With Hungary's election three days away, the EU is debating whether the US vice president's campaign rally for Orban crossed a line.
The Atlantic called Vance's interference accusations ironic while Politico Europe covered Magyar's counter-charge that the White House was meddling.
A new poll shared widely on X claimed Vance's visit cost Orban's party 3% support, turning the trip into a potential own goal.
Three days before Hungary votes, the European Union is having an uncomfortable debate about what exactly happened in Budapest this week.
Vice President JD Vance traveled to Hungary to publicly endorse Prime Minister Viktor Orban's re-election, accused the EU of "the worst examples of foreign and election interference," and urged Hungarian voters to support Orban at the ballot box. [1] The Atlantic described it as a case study in irony: the sitting US vice president accused Brussels of meddling while standing at a campaign rally for a foreign leader. [2]
Opposition candidate Peter Magyar immediately accused the White House of interference, flipping Vance's own rhetoric back at Washington. [3] A poll circulated widely on social media claimed Vance's visit had cost Orban's Fidesz party three percentage points of support, though the survey's methodology was disputed. [4]
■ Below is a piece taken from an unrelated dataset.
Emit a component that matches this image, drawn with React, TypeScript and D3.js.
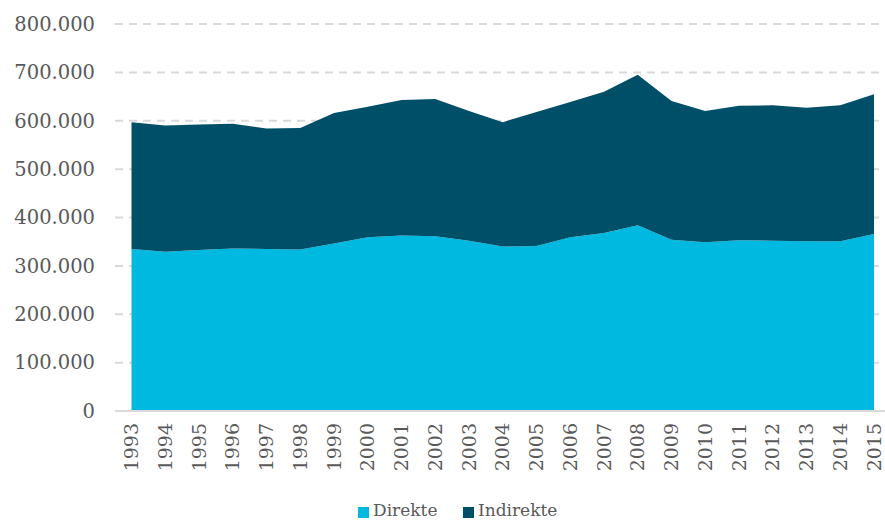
import React from "react";
import * as d3 from "d3";

const years = ["1993","1994","1995","1996","1997","1998","1999","2000","2001","2002","2003","2004","2005","2006","2007","2008","2009","2010","2011","2012","2013","2014","2015"];
const direkte = [335000,329000,333000,336000,335000,334000,346000,359000,363000,361000,352000,340000,341000,359000,368000,384000,354000,349000,353000,352000,351000,351000,366000];
const indirekte = [262000,261000,259000,258000,249000,251000,270000,270000,280000,284000,268000,257000,277000,280000,292000,311000,287000,271000,278000,280000,276000,281000,289000];
const yTicks = [0,100000,200000,300000,400000,500000,600000,700000,800000];
const seriesNames = ["Direkte","Indirekte"];
const colors = ["#00B9E1","#004F69"];

const W = 885, H = 521;
const FONT = "'DejaVu Serif', serif";

export default function App() {
  const x = d3.scalePoint<string>().domain(years).range([131.5, 874]);
  const y = d3.scaleLinear().domain([0, 800000]).range([411, 24]);
  const rows = years.map((yr, i) => ({ year: yr, Direkte: direkte[i], Indirekte: indirekte[i] }));
  const stack = d3.stack<any>().keys(seriesNames)(rows);
  const area = d3.area<any>()
    .x((d) => x(d.data.year)!)
    .y0((d) => y(d[0]))
    .y1((d) => y(d[1]));
  const fmt = (v: number) => v === 0 ? "0" : d3.format(",")(v).replace(/,/g, ".");
  return (
    <svg width={W} height={H} style={{ position: "absolute", left: 0, top: 0, background: "#fff" }}>
      {yTicks.filter((t) => t > 0).map((t) => (
        <line key={t} x1={115} x2={885} y1={y(t)} y2={y(t)} stroke="#d9d9d9" strokeWidth={2} strokeDasharray="8,6" />
      ))}
      {stack.map((s, i) => (
        <path key={s.key} d={area(s as any)!} fill={colors[i]} />
      ))}
      <line x1={115} x2={885} y1={y(0)} y2={y(0)} stroke="#d9d9d9" strokeWidth={2} />
      {yTicks.map((t) => (
        <text key={t} x={95} y={y(t)} dy="0.35em" textAnchor="end" fontFamily={FONT} fontSize={19.5} fill="#595959">{fmt(t)}</text>
      ))}
      {years.map((yr) => (
        <text key={yr} transform={`translate(${x(yr)! + 6.5},${423}) rotate(-90)`} textAnchor="end" fontFamily={FONT} fontSize={19} fill="#595959">{yr}</text>
      ))}
      {seriesNames.map((n, i) => {
        const lx = [358, 463][i];
        return (
          <g key={n}>
            <rect x={lx} y={507} width={11} height={11} fill={colors[i]} />
            <text x={lx + 15} y={516} fontFamily={FONT} fontSize={17} fill="#595959">{n}</text>
          </g>
        );
      })}
    </svg>
  );
}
The EU response has been institutional and measured. Several European officials noted privately that Vance's visit to an EU member state to campaign against the EU's own governance model was unprecedented. The EU had released frozen funds to Hungary worth approximately 16 billion euros in recent months — money Vance characterized as Brussels buying influence. [1]
Hungary's election on April 12 will be the most closely watched in the country's post-communist history. Magyar leads in some polls. If Orban loses, Vance's visit becomes the footnote of a failed intervention. If Orban wins, it becomes the template for a new kind of American involvement in European elections — one that arrives not as quiet diplomacy but as a campaign rally.